RELIGIOUS CUSTOM ON THE
APPROACH OF DEATH.
The following custom long
prevailed in many places. When any member of a family was considered to
be dying, the apartment was not only frequented by relations and
neighbours, but in many instances, the entire company united in
religious worship, selecting one of the psalms most suited to the
occasion, such as the twenty-third, the forty-third, or the hundred and
eighteenth. This they sang with a low and solemn melody, while the soul
of the dying person was passing into the world of spirits. And then,
when the mortal struggle appeared to be over, it was succeeded by a song
of triumph and of praise, consisting not frequently of a portion of the
hundred and seventh psalm.
RIDING THE MARCHES AT
The ceremonies observed
in the parish of Hawick at the riding of the marches, were pretty
similar to those engaged in, at other places. The honour of carrying the
standard of the town, the original of which is said to have been taken
from the English after the battle of Flodden, devolved upon the Cornet,
a young man previously selected for the purpose.
The following are a few
verses from an ancient song, which was sung by the Cornet and his
attendants, from the roof of an old tenement belonging to the town.
“We’ll a’ hie to the moor
Drnmlanrig gave it for providing
Our ancestors of martial order
To drive the English off our Border.
At Flodden field our
fathers fought it,
And honour gain’d though dear they bought it,
By Teviot side they took this colour—
A dear memorial of their valour.
Though twice of old our
tower was burned,
Yet twice the foe men back we turned,
And ever should our rights be trod on,
We’ll face the foe on Tirioden.
Up wi’ Hawick its rights
Up wi’ a’ the Border bowman!
Tiribus and Tirioden,
We are up to guard the common.”
SCOTTISH MASONIC CUSTOMS.
The eve (if St. John is a
great day amongst the masonic lodges of Scotland. What takes place at
Melrose may be considered a fair example of the whole. Immediately after
the election of office-bearers for the ensuing year the brethren walk in
procession three times round the cross, and afterwards-dine together
under the presidency of the newly elected Grand Master. About six in the
evening the members again turn out and form into line two abreast, each
bearing a lighted flambeau, and decorated with their peculiar emblems
and insignia. Headed by the heraldic banners of the Lodge, the
procession performs the same route three times round the cross and thus
proceed to the Abbey. On these occasions the crowded streets present a
scene of the most animated description. The joyous strains of a well
conducted band, the waving torches, and incessant showers of fireworks
make the scene a carnival. But at this time the venerable Abbey is the
chief point of attraction and resort; and as the mystic torch-bearers
thread their way through its mouldering aisles and round its massive
pillars, the-outlines of its gorgeous ruins become singularly
illuminated and brought into bold and striking relief. The whole extent
of the Abbey is, with measured step and slow, gone three times round.

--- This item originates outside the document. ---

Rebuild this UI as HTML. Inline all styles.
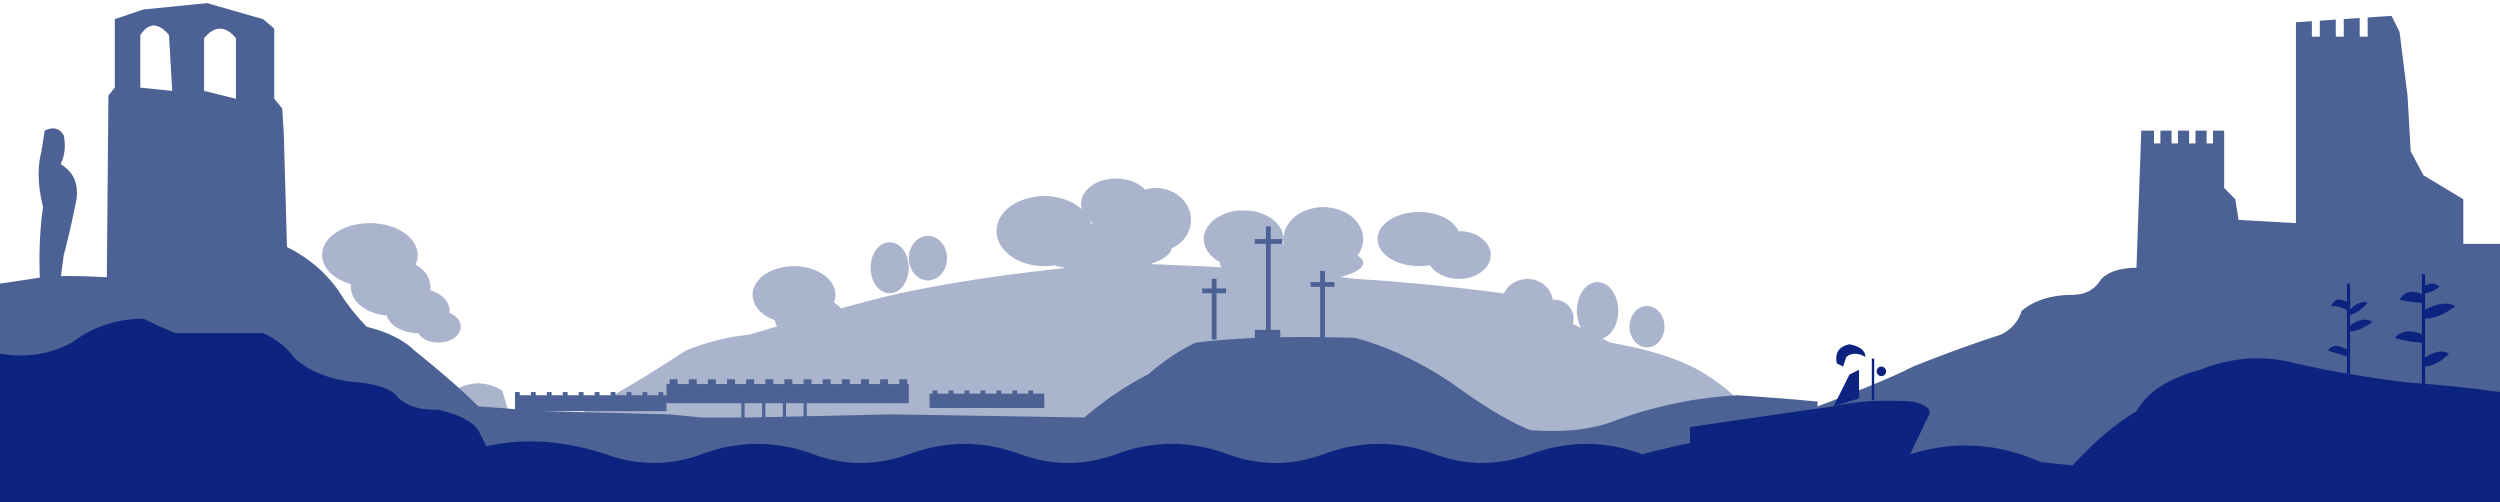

But when near the finale, the whole masonic body gather to the chancel,
and forming one grand semi-circle round it where the heart of King
Robert Bruce lies deposited, near the high altar, and the band strikes
up the patriotic air, “Scots wha ha’e wi’ Wallace bled,” the effect
produced is overpowering. Midst showers of rockets and glare of blue
lights the scene closes, the whole reminding one of some popular
Saturnalia held in a monkish town during the middle ages.
OLD CANDLEMAS CUSTOMS.
There was a curious
custom of old standing in Scotland in connexion with Candlemas Day. On
that day it was lately a universal custom in some parts of the country
for the children attending school to make small presents of money to
their teachers. The master sits at his desk or table exchanging for the
moment his usual authoritative look for one of bland civility, and each
child goes up in turn and lays the offering down before him the sum
being generally apportioned to the abilities of the parents. Sixpence or
a shilling were the most common sums in many schools, but some gave half
and whole crowns and even more. The boy and girl who gave most were
respectively styled King and Queen. The children being then dismissed
for a holiday proceed along the streets in a confused procession
carrying the King and Queen in state exalted upon a seat formed of
crossed hands which probably from this circumstance is called the King's
chair. In some schools it used to be customary for the teacher on the
conclusion of the offerings to make a bowl of punch, and each urchin was
regaled with a glass to drink the King and Queen’s health, and a
biscuit. The latter part of the day was generally devoted to what was
called a Candlemas bleeze or blaze, namely, the conflagration of any
piece of furze which might exist in their neighbourhood, or, were that
wanting, of an artificial bonfire.
An old popular custom in
Scotland on Candlemas day was to hold a football match the east end of
the town against the west, the married men against the unmarried, or one
parish against another. The Candlemas
Ba' as it was called
brought the whole community out in a state of great excitement. On one
occasion not long ago when the sport took place in Jedburgh, the
contending parties after a struggle of two hours in the Jed, fought it
out amidst a scene of fearful splash and dabblement to the infinite
amusement of a multitude looking on from a bridge.